After the notice is given, the affected neighbors may agree or disagree to the proposal. If the neighbors agree to the proposal, it is important to have them sign something in writing stating that they agree to the proposal and the cost-sharing approach outlined. If the neighbors do not agree to the terms, the neighbor who wants to build or repair the fence can move forward with the fence and bring a claim against the neighbors in small claims court for the amount the affected neighbors should be responsible for.

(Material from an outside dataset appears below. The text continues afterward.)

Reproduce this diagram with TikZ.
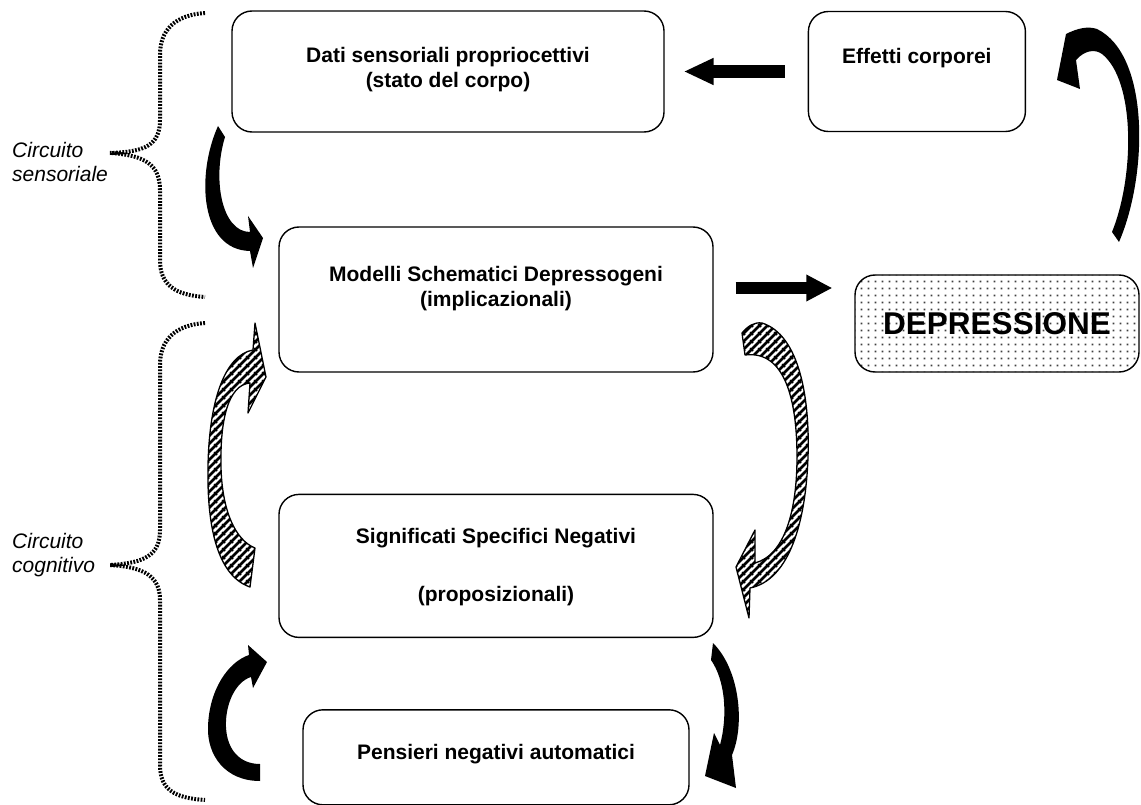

Step 3: The Court Determines Whether Shared Responsibility Should be Upheld

The law presumes shared responsibility, but this presumption may be overcome in court if the evidence shows that shared responsibility would be unjust. In determining whether shared responsibility is just or unjust, the court will consider the following factors:

1.    Whether the financial burden to the landowner is substantially disproportionate to the benefit conferred upon that landowner by the fence in question;

2.    Whether the cost of the fence would exceed the difference in the value of the real property before and after its installation;

3.    Whether the financial burden to one landowner would impose an undue financial hardship given that party’s financial circumstances as demonstrated by reasonable proof;

4.    The reasonableness of a particular construction or maintenance project, including a) the extent to which the costs of the project appear to be unnecessary or excessive, and b) the extent to which the costs of the project appear to be the result of the landowner’s personal aesthetic, architectural, or other preferences; and

5.    Any other equitable factors appropriate under the circumstances.

After considering these factors, the court may uphold shared responsibility or decide that shared responsibility would be unjust. If the court decides that shared responsibility is unjust, it may order the affected neighbor to make less than an equal contribution toward the fence, or even no contribution at all.

THE TAKEAWAY

If you are looking to make a change to your fencing, the first thing you should do is make friends with your neighbors. “You can catch more flies with honey than with vinegar,” and it is far better to try to work out an agreement with your neighbors in advance rather than duke it out in court later. This goes for if you are considering buying a property that needs fence work as well. If you know a property needs fence work, talk to the neighbors in advance of buying the property. You can even draw up a binding agreement with them before you buy the house!

But if you cannot come to an agreement with your neighbors, and you are willing to go to small claims court to force your neighbors to contribute their fair share, this is my advice:

·      Make sure the fence changes will benefit your neighbors and their property. If the fence changes you wish to make will harm your neighbors’ property or property value, you could actually end up owing money to your neighbors. So this is very important. If your neighbors disagree with your proposal because they are claiming it will damage their property or hurt their property value, I recommend consulting with an attorney and/or real estate professional to make sure this is not the case.

·      Make sure the fence changes you are seeking will increase property value for both you and your neighbor.  Ideally the changes would actually pay for themselves in this increased property value.

·      Make sure your neighbors are not suffering from financial hardship that would prevent them from being able to contribute. If it goes to court and your neighbors present evidence of financial hardship and the inability to contribute, the court may enforce less than equal responsibility. The court may even let them off the hook completely. Usually courts require fairly vigorous evidence of financial hardship, so this is not something your neighbors will be able to “make up” and sell to the judge without solid evidence.

·      Make sure you obtain multiple cost estimates for the work you wish to perform, and go with the lowest one. Then save the others to show the court later.

·      If your desired fence design is needlessly ornate or unnecessarily expensive because of your personal tastes, know that the court will likely not force your neighbors to reimburse you for “extras” on the fence that aren’t necessary. If your neighbors make this argument, the court may reduce the amount your neighbors are forced to contribute.

·      Make sure you issue a proper 30 day written notice to the affected neighbors, as set forth above, before proceeding with the fence work.

Fences can be costly. If you are on either side of an ugly fence issue, and are not sure what your rights are, contact a local attorney for assistance.

This article contains general legal information and should not be construed to form an attorney-client relationship or contain specific legal advice. For legal advice specific to your circumstances, please contact a local attorney.